Nathan has been a pastor at Ann Arbor Chinese Christian Church since 2013 and has since taken over the English congregation as well as the youth. He views his time at the church as a time of preparation for his family – helping him grow as a pastor as well as helping his wife get used to a completely different culture.
Currently, Nathan is finishing up his ThM at DBTS while traveling on deputation, but Nathan already has detailed plans of how they will get involved in the ministry.
Nathan will teach systematic theology at his dad’s seminary, Calvary Baptist Bible College and Seminary. “The authority of the scriptures is undermined quite a bit because people like to bring in dual authorities – whether it be science or charismatic signs. I’m coming up with notes for it and DBTS has been extremely helpful in coming up with notes that are scholarly.” He will also be working with a network of 38 pastors, providing bi-monthly training conferences.
As a seminary professor, Nathan will also be involved with one of the church plants. In Vashi, Navi Mumbai, 6 families are waiting for Nathan and Jen to help them establish and grow their church.

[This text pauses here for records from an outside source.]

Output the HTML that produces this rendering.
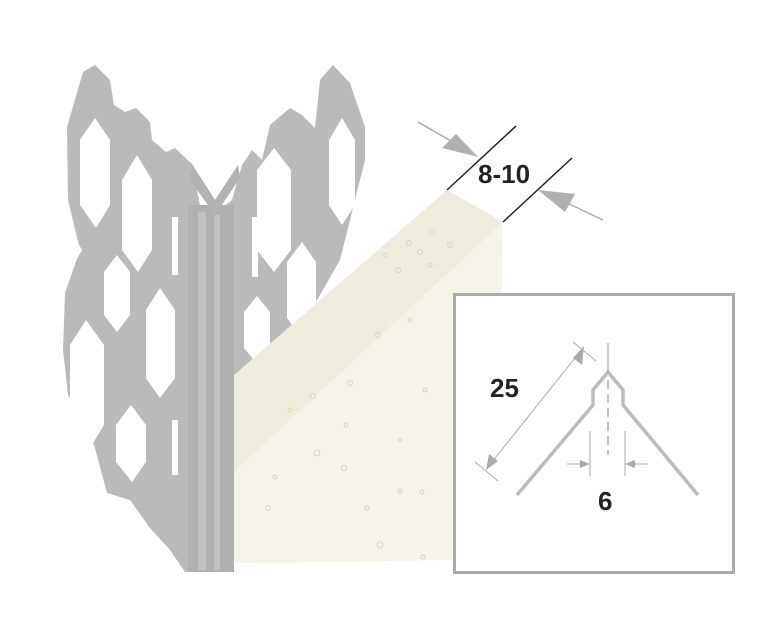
<!DOCTYPE html>
<html><head><style>
html,body{margin:0;padding:0;background:#fff;}
svg{display:block;}
text{font-family:"Liberation Sans",sans-serif;font-weight:bold;fill:#222;}
</style></head><body>
<svg width="776" height="639" viewBox="0 0 776 639" xmlns="http://www.w3.org/2000/svg">
<g>
<polygon fill="#bababa" points="83,72 95,65 110,80 114,105 125,112 136,108 150,122 152,140 166,152 175,148 192,164 200,205 215,213 232,200 242,165 252,150 262,160 270,125 290,108 302,115 315,128 320,80 333,65 350,83 365,127 365,160 355,200 345,240 340,260 300,330 275,350 265,400 250,420 238,470 238,540 215,572 185,572 170,550 150,528 130,500 107,493 90,430 68,395 63,350 65,293 80,250 68,200 67,127"/>
<rect x="188" y="205" width="46" height="367" fill="#b0b0b0"/>
<rect x="198" y="212" width="8" height="358" fill="#c2c2c2"/>
<rect x="214" y="215" width="6" height="355" fill="#c2c2c2"/>
<polygon fill="#b2b2b2" points="192,164 215,200 238,165 240,178 215,215 190,180"/>
<g fill="#fff">
<polygon points="95,118 110,140 110,205 96,228 80,205 80,140"/>
<polygon points="86,320 104,345 104,425 90,448 70,425 70,345"/>
<polygon points="137,155 152,180 152,250 138,272 122,250 122,180"/>
<polygon points="160,288 175,310 175,378 160,398 146,378 146,310"/>
<polygon points="131,405 146,425 146,462 132,482 116,462 116,425"/>
<polygon points="117,255 130,272 130,315 117,332 104,315 104,272"/>
<polygon points="72,232 82,250 72,268"/>
<rect x="172" y="217" width="6" height="58"/>
<rect x="172" y="420" width="6" height="55"/>
<rect x="252" y="217" width="6" height="60"/>
<polygon points="274,148 291,170 291,250 274,272 257,250 257,170"/>
<polygon points="342,118 355,140 355,205 342,225 329,205 329,140"/>
<polygon points="302,242 316,262 316,318 302,338 287,318 287,262"/>
<polygon points="257,296 270,312 270,348 257,364 244,348 244,312"/>
<polygon points="360,232 352,250 360,268"/>
</g>
</g>
<polygon fill="#f6f4e7" points="234,472 503,222 497,555 452,560 234,563"/>
<polygon fill="#efecdc" points="234,375 447,190 503,222 234,472"/>
<g fill="none" stroke="#d8d4c0" stroke-width="1">
<circle cx="409" cy="243" r="2.5"/><circle cx="432" cy="232" r="2.5"/><circle cx="420" cy="252" r="2.5"/><circle cx="450" cy="245" r="2.5"/><circle cx="398" cy="270" r="2.5"/><circle cx="430" cy="265" r="2"/><circle cx="385" cy="255" r="2"/>
<circle cx="378" cy="335" r="2.5"/><circle cx="350" cy="383" r="2.5"/><circle cx="313" cy="396" r="2.5"/><circle cx="290" cy="410" r="2"/><circle cx="346" cy="425" r="2"/><circle cx="317" cy="453" r="3"/><circle cx="400" cy="440" r="2"/><circle cx="344" cy="468" r="2.5"/><circle cx="400" cy="491" r="2"/><circle cx="275" cy="477" r="2"/><circle cx="268" cy="508" r="2.5"/><circle cx="367" cy="508" r="2"/><circle cx="422" cy="492" r="2"/><circle cx="380" cy="545" r="3"/><circle cx="423" cy="557" r="2"/><circle cx="425" cy="390" r="2"/><circle cx="410" cy="320" r="2"/>
</g>
<g stroke="#222" stroke-width="1.5">
<line x1="447" y1="190" x2="516" y2="126"/>
<line x1="503" y1="222" x2="572" y2="158"/>
</g>
<g stroke="#aaa" stroke-width="1.5">
<line x1="418" y1="122" x2="470" y2="152"/>
<line x1="603" y1="220" x2="548" y2="194"/>
</g>
<polygon fill="#b0b0b0" points="478,157 442,148 456,134"/>
<polygon fill="#b0b0b0" points="538,190 575,194 565,212"/>
<text x="478" y="183" font-size="26">8-10</text>
<rect x="454.5" y="294.5" width="279" height="278" fill="#fff" stroke="#aaa" stroke-width="3"/>
<polyline fill="none" stroke="#bbb" stroke-width="3.5" stroke-linejoin="miter" points="517,495 593,405 593,390 608,372 623,390 623,405 698,495"/>
<line x1="608" y1="343" x2="608" y2="372" stroke="#999" stroke-width="1"/>
<line x1="608" y1="380" x2="608" y2="455" stroke="#999" stroke-width="1.2" stroke-dasharray="9,5"/>
<g stroke="#aaa" stroke-width="1">
<line x1="590" y1="431" x2="590" y2="476"/>
<line x1="625" y1="431" x2="625" y2="476"/>
<line x1="567" y1="464" x2="582" y2="464"/>
<line x1="648" y1="464" x2="633" y2="464"/>
<line x1="475" y1="462" x2="498" y2="481"/>
<line x1="573" y1="342" x2="596" y2="361"/>
<line x1="492" y1="462" x2="579" y2="353"/>
</g>
<polygon fill="#aaa" points="590,464 580,460 580,468"/>
<polygon fill="#aaa" points="625,464 635,460 635,468"/>
<polygon fill="#aaa" points="486,470 489,454 498,461"/>
<polygon fill="#aaa" points="584,346 573,358 582,365"/>
<text x="490" y="397" font-size="26">25</text>
<text x="598" y="510" font-size="26">6</text>
</svg>
</body></html>
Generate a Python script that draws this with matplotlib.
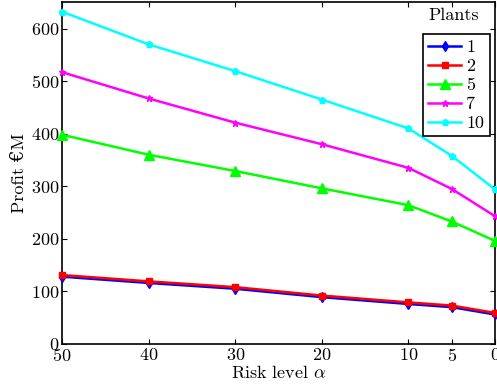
import matplotlib
matplotlib.use('Agg')
import matplotlib.pyplot as plt

# data
alpha = [50, 40, 30, 20, 10, 5, 0]
plants = ['1', '2', '5', '7', '10']
profit_1 = [128, 116, 105, 89, 76, 70, 56]
profit_2 = [131, 119, 108, 92, 79, 73, 59]
profit_5 = [398, 360, 329, 296, 264, 233, 196]
profit_7 = [517, 467, 421, 380, 335, 295, 243]
profit_10 = [632, 570, 519, 465, 410, 358, 294]

plt.rcParams['font.family'] = ['cmr10', 'DejaVu Serif']
plt.rcParams['mathtext.fontset'] = 'cm'
plt.rcParams['axes.formatter.use_mathtext'] = True
plt.rc('xtick', labelsize=13, direction='in', top=True)
plt.rc('ytick', labelsize=13, direction='in', right=True)

fig = plt.figure(figsize=(4.97, 3.86), dpi=100)
ax = fig.add_axes([0.125, 0.109, 0.871, 0.885])

styles = [('blue', 'd'), ('red', 's'), ('lime', '^'), ('magenta', '*'), ('cyan', 'p')]
sizes = [5, 5, 7, 5, 5]
for name, vals, (col, mk), ms in zip(plants, [profit_1, profit_2, profit_5, profit_7, profit_10], styles, sizes):
    ax.plot(alpha, vals, color=col, marker=mk, markersize=ms, lw=1.8, label=name, clip_on=False, zorder=3)

ax.set_xlim(50, 0)
ax.set_ylim(0, 650)
ax.set_xticks(alpha)
ax.set_yticks([0, 100, 200, 300, 400, 500, 600])
ax.tick_params(pad=2)
ax.set_xlabel(r'Risk level $\alpha$', fontsize=13, labelpad=0)
ax.set_ylabel('Profit €M', fontsize=13, labelpad=3)
for s in ax.spines.values():
    s.set_linewidth(1.2)

leg = ax.legend(loc='upper right', bbox_to_anchor=(0.988, 0.906), borderaxespad=0, fontsize=13,
                fancybox=False, edgecolor='k', framealpha=1, handlelength=1.8, borderpad=0.3,
                labelspacing=0.18, handletextpad=0.3)
leg.get_frame().set_linewidth(1.2)
ax.text(0.905, 0.985, 'Plants', transform=ax.transAxes, ha='center', va='top', fontsize=13)

fig.savefig('out.png', dpi=100)
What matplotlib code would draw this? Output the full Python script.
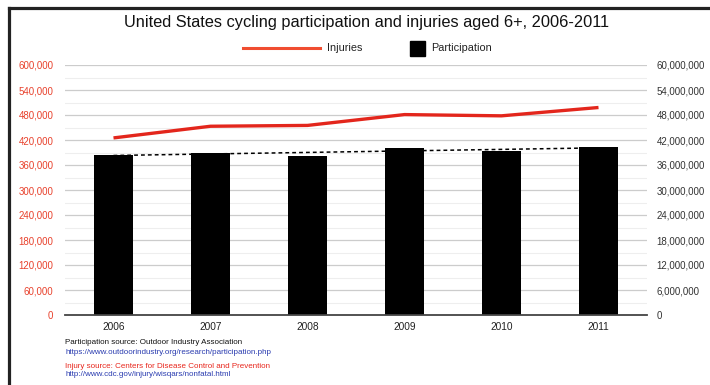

Nathan has already been working with seminary graduates from Calvary and DBTS stateside through Global Gospel Connections. In partnership with other DBTS graduates and church connections, Global Gospel Connections provides training, networking, counseling, and business advice for future and current gospel workers. Right now they are helping several missionaries in India as well as in closed access countries. They plan on expanding their ministry in India when Nathan relocates.
Jen will be helping Nathan’s mom, Irene, with the Bethesda Children’s Home, a ministry started 6 years ago when Irene realized the immense need for Christian orphan care. Irene is partnering with Back2Back Ministries to provide holistic orphan care, and they are in the process of getting approvals for a Christian English Medium School on the property.